Mr. T, however, was the best. No entourage or cameras. This was during his A-Team peak. He spent as much time as each kid wanted. He was kind and warm to everyone on the unit.”
10. Criss Angel
“Back in the early 2000’s when Criss Angel was huge I was his biggest fan. He was doing an episode of his show at my moms work cause she was a diver and it was a water stunt. I was 9 years old and I thought everything he did was the real thing.
She let me come to work with her and meet him. I waited 2 hours outside the green room for him. He finally came out and walked right into me knocking me over. I’ll never forget how he looked me dead in the eyes knowing he had just knocked me onto the ground and then just walked away. I cried.. Fuck Criss Angel.”
11. Captain Kirk
“Paid $75 to take a photo with William Shatner at comic-con. We had sometime because the photographer had some tech issues. I said “it’s nice to meet you”, he responded in the most uninterested whisper “…thank you…”. I thought he didn’t hear me so I tried again and it was like he was on autopilot. Then he yelled at the photographers for having their lights too low, apparently “they need to be much higher so the nerds don’t get in the way”.
Although I will say, I’ve met a fair few of the Star Trek: next generation cast and they we are all extremely nice, polite and genuine.”
12. Not cool
“Les Claypool. Was backstage at a Primus show. I don’t get starstruck, went for the quick and not wanting to be a bother “Hey Les big fan man!”, “Fuck off buddy”.
Edit: I just wanna add, I was saying this as he was passing, it wasn’t like i was getting in his way or expecting him to stop what he was doing to fondle my balls. But hey, he did call me buddy so there’s that. And yeah Primus sucks.”
13. Wow
“Okay he wasn’t exactly my hero, but I was 10, so the winner of American Idol was pretty fucking cool to me. Taylor Hicks did a tour with the Grease musical cast and I was fortunate enough to meet him afterwards and take a picture. That guy was such an asshole. Wouldn’t let me come near him, refused to acknowledge my existence, acted like this was the last thing in the world he wanted to do. I was star struck so I wasn’t even really asking questions or anything, I just wanted a photo. He then made my mom pay for it. Piece. Of. Shit.”
14. Ladies only
“I was with a friend and her boyfriend and we happened to run into Shaun White. They were both huge fans but I really didn’t care that much. My friend walked over and asked for a picture. Shaun threw his arm around her and, without taking off the bandana on his face or his goggles, took a picture with her.
Her boyfriend asked for a picture afterwards and Shaun responded with “I only take pictures with the ladies…” and walked off. My friend told us on the way home that Shaun had rested his hand on her breast while her boyfriend snapped the pic.”
15. So rude
“Ok I was never a huge fan, but Beyonce is an incredible bitch.

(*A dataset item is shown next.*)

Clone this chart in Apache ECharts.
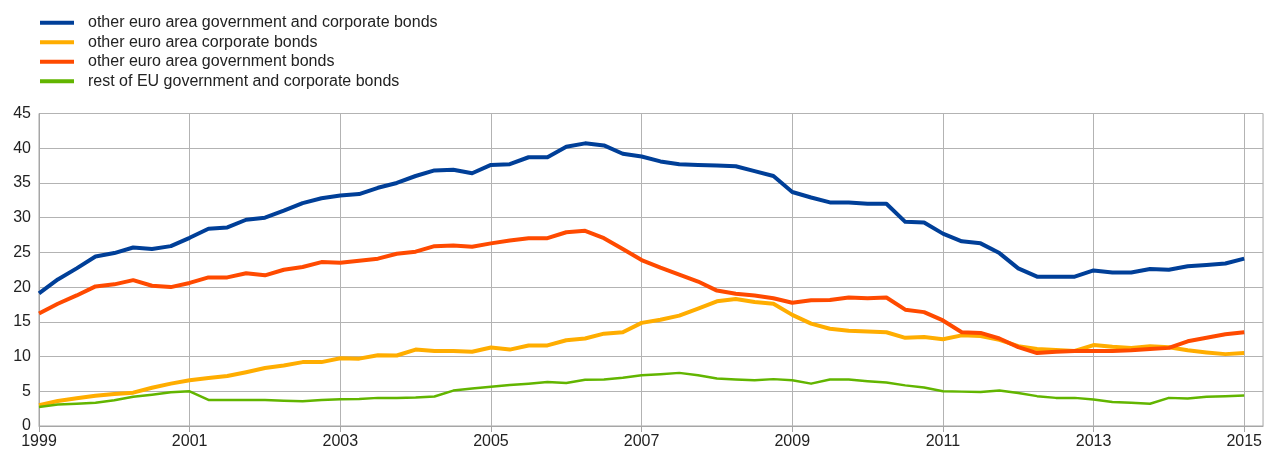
<!DOCTYPE html>
<html>
<head>
<meta charset="utf-8">
<script src="https://cdn.jsdelivr.net/npm/echarts@6/dist/echarts.min.js"></script>
<style>
html,body{margin:0;padding:0;background:#fff;}
#chart{width:1265px;height:450px;}
</style>
</head>
<body>
<div id="chart"></div>
<script>
// Quarterly observations 1999Q1 .. 2015Q1 (plus one empty slot for axis end)
const years = [];
for (let y = 1999; y <= 2015; y++) { for (let q = 1; q <= 4; q++) { years.push(y + 'Q' + q); } }
const categories = years.slice(0, 66);

const seriesNames = [
  'other euro area government and corporate bonds',
  'other euro area corporate bonds',
  'other euro area government bonds',
  'rest of EU government and corporate bonds'
];

const govAndCorp = [19.1, 21.1, 22.7, 24.4, 24.9, 25.7, 25.5, 25.9, 27.1, 28.4, 28.6, 29.7, 30.0, 31.0, 32.1, 32.8,
  33.2, 33.4, 34.3, 35.0, 36.0, 36.8, 36.9, 36.4, 37.6, 37.7, 38.7, 38.7, 40.2, 40.7, 40.4, 39.2,
  38.8, 38.1, 37.7, 37.6, 37.5, 37.4, 36.7, 36.0, 33.7, 32.9, 32.2, 32.2, 32.0, 32.0, 29.4, 29.3,
  27.7, 26.6, 26.3, 24.9, 22.7, 21.5, 21.5, 21.5, 22.4, 22.1, 22.1, 22.6, 22.5, 23.0, 23.2, 23.4, 24.1];

const corporate = [3.0, 3.6, 4.0, 4.35, 4.6, 4.8, 5.5, 6.1, 6.6, 6.9, 7.2, 7.75, 8.35, 8.7, 9.2, 9.2,
  9.75, 9.7, 10.2, 10.15, 11.0, 10.8, 10.8, 10.7, 11.3, 11.0, 11.6, 11.6, 12.35, 12.6, 13.3, 13.5,
  14.85, 15.3, 15.9, 16.9, 17.95, 18.3, 17.85, 17.6, 16.0, 14.75, 14.0, 13.7, 13.6, 13.5, 12.7, 12.8,
  12.5, 13.05, 12.95, 12.4, 11.5, 11.1, 10.95, 10.8, 11.65, 11.4, 11.25, 11.5, 11.35, 10.9, 10.6, 10.35, 10.5];

const government = [16.2, 17.6, 18.8, 20.1, 20.4, 21.0, 20.2, 20.0, 20.6, 21.4, 21.4, 22.0, 21.7, 22.5, 22.9, 23.6,
  23.5, 23.8, 24.1, 24.8, 25.1, 25.9, 26.0, 25.8, 26.3, 26.7, 27.05, 27.05, 27.9, 28.1, 27.05, 25.5,
  23.9, 22.8, 21.8, 20.8, 19.5, 19.05, 18.8, 18.4, 17.75, 18.1, 18.15, 18.5, 18.4, 18.5, 16.75, 16.4,
  15.2, 13.5, 13.4, 12.6, 11.35, 10.5, 10.7, 10.8, 10.8, 10.8, 10.9, 11.1, 11.25, 12.2, 12.7, 13.2, 13.5];

const restOfEU = [2.75, 3.1, 3.2, 3.35, 3.7, 4.2, 4.5, 4.85, 5.0, 3.75, 3.75, 3.75, 3.75, 3.65, 3.55, 3.75,
  3.85, 3.9, 4.05, 4.05, 4.1, 4.25, 5.1, 5.4, 5.65, 5.9, 6.1, 6.35, 6.2, 6.65, 6.7, 6.95,
  7.3, 7.45, 7.65, 7.3, 6.85, 6.7, 6.6, 6.75, 6.6, 6.1, 6.7, 6.7, 6.45, 6.25, 5.85, 5.55,
  5.0, 4.95, 4.9, 5.1, 4.75, 4.3, 4.05, 4.05, 3.8, 3.45, 3.35, 3.2, 4.05, 3.95, 4.2, 4.3, 4.4];

const yTicks = { min: 0, max: 45, interval: 5 };

const colors = ['#003f98', '#ffad00', '#ff4a00', '#62b500'];
const widths = [4, 4, 4, 2.5];
const dataSets = [govAndCorp, corporate, government, restOfEU];

const FONT = "'Liberation Sans', Arial, sans-serif";
const chart = echarts.init(document.getElementById('chart'), null, { renderer: 'canvas' });

chart.setOption({
  animation: false,
  color: colors,
  textStyle: { fontFamily: FONT },
  legend: {
    orient: 'vertical',
    left: 35,
    top: 8,
    itemWidth: 34,
    itemHeight: 4,
    itemGap: 0,
    icon: 'rect',
    data: seriesNames,
    textStyle: { fontFamily: FONT, fontSize: 16, color: '#222', lineHeight: 19.5, padding: [0, 0, 0, 9] }
  },
  grid: {
    show: true,
    left: 39,
    right: 1,
    top: 113.5,
    bottom: 23.5,
    borderColor: '#a6a6a6',
    borderWidth: 1,
    containLabel: false
  },
  xAxis: {
    type: 'category',
    boundaryGap: false,
    data: categories,
    axisLine: { show: true, lineStyle: { color: '#a6a6a6', width: 1 } },
    axisTick: { show: true, interval: 7, length: 6, lineStyle: { color: '#a6a6a6' } },
    axisLabel: {
      interval: 7,
      margin: 8,
      fontFamily: FONT,
      fontSize: 16,
      color: '#222',
      formatter: v => v.slice(0, 4)
    },
    splitLine: { show: true, interval: 7, lineStyle: { color: '#b3b3b3', width: 1 } }
  },
  yAxis: {
    type: 'value',
    min: yTicks.min,
    max: yTicks.max,
    interval: yTicks.interval,
    axisLine: { show: true, lineStyle: { color: '#a6a6a6', width: 1 } },
    axisTick: { show: false },
    axisLabel: { margin: 8, fontFamily: FONT, fontSize: 16, color: '#222' },
    splitLine: { show: true, lineStyle: { color: '#b3b3b3', width: 1 } }
  },
  series: seriesNames.map((name, i) => ({
    name: name,
    type: 'line',
    data: dataSets[i],
    showSymbol: false,
    symbol: 'none',
    lineStyle: { width: widths[i], color: colors[i], join: 'round' },
    itemStyle: { color: colors[i] },
    emphasis: { disabled: true }
  }))
});
</script>
</body>
</html>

This according to my ex-wife who worked as a lawyer for her when she was buying some real estate.
She acted incredibly insulted when was told to initial each page in a 10 page contract.
When told to write the date next to her final sig, she didn’t know the know the date. And was incredibly insulted again when my ex had to tell her. She was like, can’t you just do that for me. My ex said she was one of the rudest persons she’s ever worked with. Most celebrity real estate deals like this were always pleasant. Except for Mark Zuckerberg she said.
Also, apparently Beyonce was very rude to her own staff, insulting them constantly and berating one for something, quite harshly.
She was just and overall unpleasant person.”